A Dead Party
The California Republican Party is dead and buried in the ground.
In a year when control of the Senate hangs in the balance—a year in which both parties are competing feverishly for every advantage—California’s seat is up for grabs. Senator Barbara Boxer, a Democrat who was first elected to the Senate in 1992, is retiring.
But instead of a contest between a Democrat and a Republican in the state that once saw some of the most intensely partisan and politically engaged Senate races in the country, the fight to fill Boxer’s seat will be between two Democrats.
Under California’s nonpartisan “blanket primary” law, which was enacted by the voters in 2010, Tuesday’s Senate primary ballot featured all the candidates on one list. Democrats, Republicans, and several dozen third-party and independent candidates competed against one another in a race where only the top two finishers could earn a place on the November ballot.
That would not have been much of a challenge for a functional Republican Party. But it was an insurmountable challenge for the California Republican Party. Several GOP contenders hit the campaign trail, but none of them got anywhere close to being competitive. They simply split a minority of the vote and languished in single digits.
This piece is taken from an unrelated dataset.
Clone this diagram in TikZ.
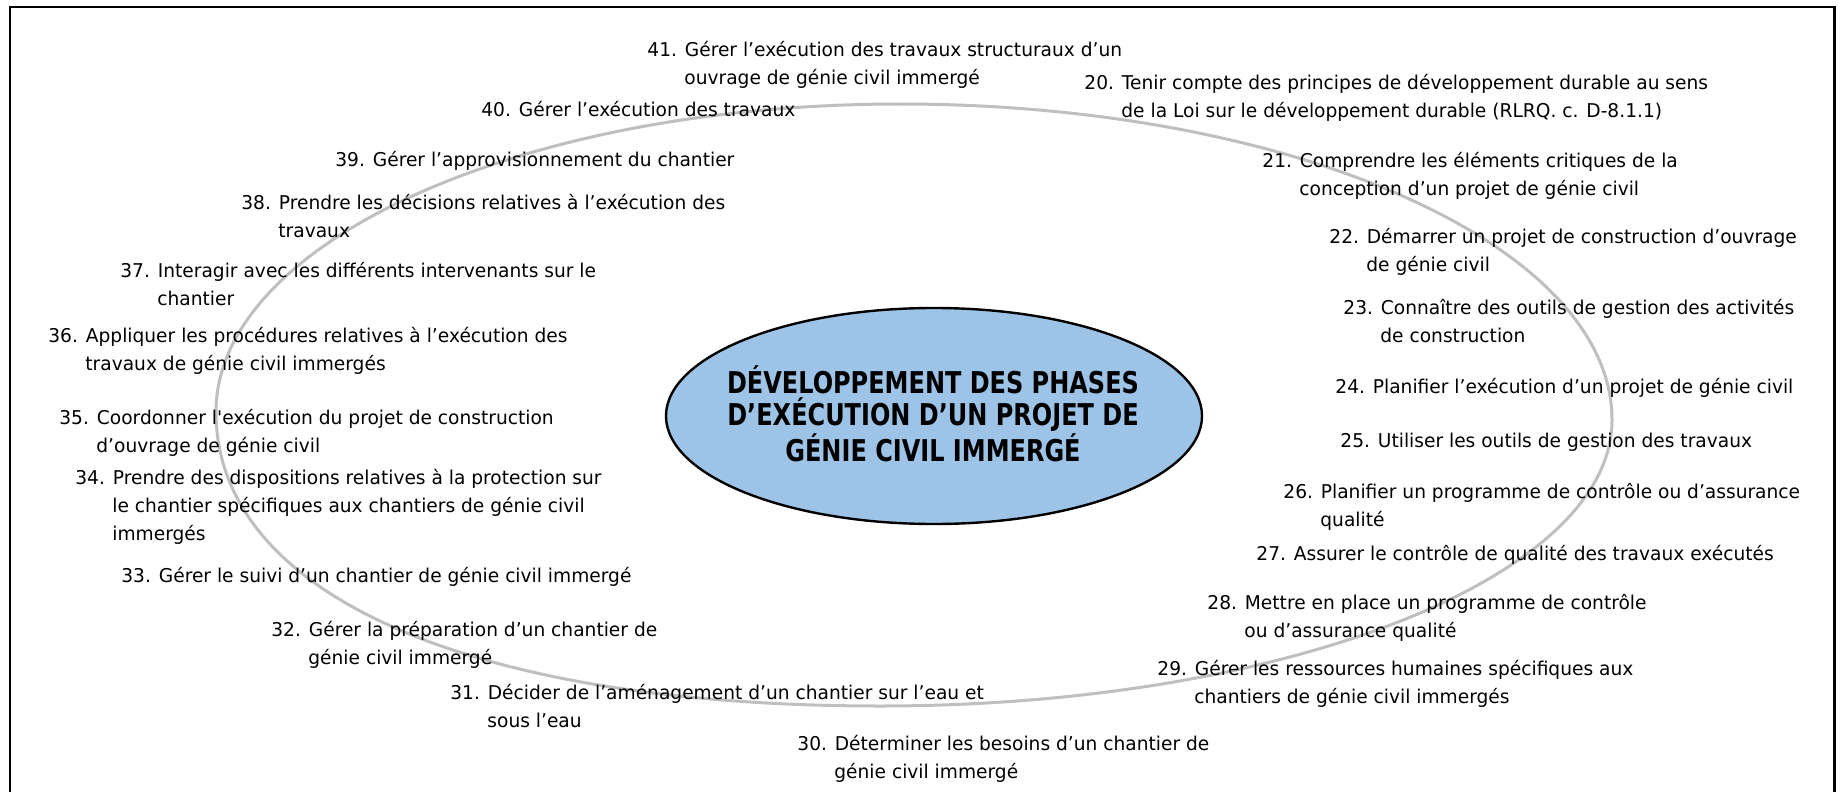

To be fair, the blanket primary law is pure Third Way bullshit, designed to make sure that reasonable moderates acceptable to elites are elected so that, in precisely this situation, Republicans can have a conservative Democrat to vote for, even though her own party doesn’t want Sanchez to be in the November election. But this situation also shows just how dead California Republicans have come. And given the reasons for that (thanks Pete Wilson!) and the changing demographics of the United States, this could happen in more states if the Republicans continue their ever more intense commitment to white supremacy. Now, that will reinforce the party in some states, but Kansas and Idaho does not a successful party make.
But in the short term, Trump should totally try to win California. Please expend as many resources as possible there. As a Democrat, I am very scared of this possibility!